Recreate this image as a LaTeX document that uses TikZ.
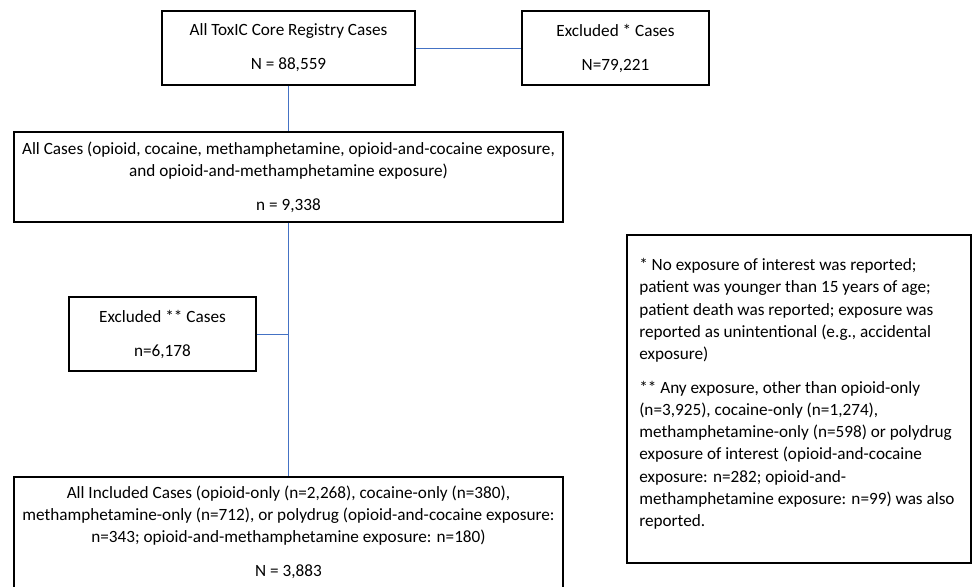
\documentclass[tikz,border=0pt]{standalone}
\usepackage{fontspec}
\setmainfont{Carlito}
\usepackage{tikz}
\usetikzlibrary{positioning}
\usepackage{xcolor}
\definecolor{linkblue}{HTML}{4472C4}

\begin{document}
\begin{tikzpicture}[x=0.75pt, y=-0.75pt,
		box/.style={draw, line width=0.9pt, inner sep=3pt, align=center, font=\fontsize{12.9}{16.5}\selectfont},
		link/.style={linkblue, line width=0.75pt}]
		\useasboundingbox (0,0) rectangle (973,586);
		\draw (288.5,48) node[box, minimum width=189.75pt, minimum height=55.5pt] (all) {All ToxIC Core Registry Cases\\[9pt]N = 88,559}
		(615.5,48) node[box, minimum width=140.25pt, minimum height=55.5pt] (excl1) {Excluded * Cases\\[9pt]N=79,221}
		(288.5,177) node[box, minimum width=411.75pt, minimum height=67.5pt] (cases) {All Cases (opioid, cocaine, methamphetamine, opioid-and-cocaine exposure,\\and opioid-and-methamphetamine exposure)\\[9pt]n = 9,338}
		(162.5,334) node[box, minimum width=140.25pt, minimum height=55.5pt] (excl2) {Excluded ** Cases\\[9pt]n=6,178}
		(288.5,532.5) node[box, minimum width=411.75pt, minimum height=83.25pt] (incl) {All Included Cases (opioid-only (n=2,268), cocaine-only (n=380),\\methamphetamine-only (n=712), or polydrug (opioid-and-cocaine exposure:\\n=343; opioid-and-methamphetamine exposure: n=180)\\[9pt]N = 3,883}
		(799,399) node[draw, line width=0.9pt, minimum width=258pt, minimum height=246pt] (note) {};
		\node[anchor=north west, inner sep=0pt, align=left, font=\fontsize{12.9}{16.7}\selectfont] (notetext) at (639,258) {* No exposure of interest was reported;\\patient was younger than 15 years of age;\\patient death was reported; exposure was\\reported as unintentional (e.g., accidental\\exposure)\\[8.5pt]** Any exposure, other than opioid-only\\(n=3,925), cocaine-only (n=1,274),\\methamphetamine-only (n=598) or polydrug\\exposure of interest (opioid-and-cocaine\\exposure: n=282; opioid-and-\\methamphetamine exposure: n=99) was also\\reported.};

		\coordinate (split) at (cases.south |- excl2.east);
		\draw[link] (all) -- (excl1);
		\draw[link] (all) -- (cases);
		\draw[link] (cases) -- (incl);
		\draw[link] (excl2) -- (split);
	\end{tikzpicture}
\end{document}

_____

| Exercise objective |
Leave out the pictures and copy the rest of the material above exactly.

| Expected answer |
Recreate this image as a LaTeX document that uses TikZ.
\documentclass[tikz,border=0pt]{standalone}
\usepackage{fontspec}
\setmainfont{Carlito}
\usepackage{tikz}
\usetikzlibrary{positioning}
\usepackage{xcolor}
\definecolor{linkblue}{HTML}{4472C4}

\begin{document}
\begin{tikzpicture}[x=0.75pt, y=-0.75pt,
		box/.style={draw, line width=0.9pt, inner sep=3pt, align=center, font=\fontsize{12.9}{16.5}\selectfont},
		link/.style={linkblue, line width=0.75pt}]
		\useasboundingbox (0,0) rectangle (973,586);
		\draw (288.5,48) node[box, minimum width=189.75pt, minimum height=55.5pt] (all) {All ToxIC Core Registry Cases\\[9pt]N = 88,559}
		(615.5,48) node[box, minimum width=140.25pt, minimum height=55.5pt] (excl1) {Excluded * Cases\\[9pt]N=79,221}
		(288.5,177) node[box, minimum width=411.75pt, minimum height=67.5pt] (cases) {All Cases (opioid, cocaine, methamphetamine, opioid-and-cocaine exposure,\\and opioid-and-methamphetamine exposure)\\[9pt]n = 9,338}
		(162.5,334) node[box, minimum width=140.25pt, minimum height=55.5pt] (excl2) {Excluded ** Cases\\[9pt]n=6,178}
		(288.5,532.5) node[box, minimum width=411.75pt, minimum height=83.25pt] (incl) {All Included Cases (opioid-only (n=2,268), cocaine-only (n=380),\\methamphetamine-only (n=712), or polydrug (opioid-and-cocaine exposure:\\n=343; opioid-and-methamphetamine exposure: n=180)\\[9pt]N = 3,883}
		(799,399) node[draw, line width=0.9pt, minimum width=258pt, minimum height=246pt] (note) {};
		\node[anchor=north west, inner sep=0pt, align=left, font=\fontsize{12.9}{16.7}\selectfont] (notetext) at (639,258) {* No exposure of interest was reported;\\patient was younger than 15 years of age;\\patient death was reported; exposure was\\reported as unintentional (e.g., accidental\\exposure)\\[8.5pt]** Any exposure, other than opioid-only\\(n=3,925), cocaine-only (n=1,274),\\methamphetamine-only (n=598) or polydrug\\exposure of interest (opioid-and-cocaine\\exposure: n=282; opioid-and-\\methamphetamine exposure: n=99) was also\\reported.};

		\coordinate (split) at (cases.south |- excl2.east);
		\draw[link] (all) -- (excl1);
		\draw[link] (all) -- (cases);
		\draw[link] (cases) -- (incl);
		\draw[link] (excl2) -- (split);
	\end{tikzpicture}
\end{document}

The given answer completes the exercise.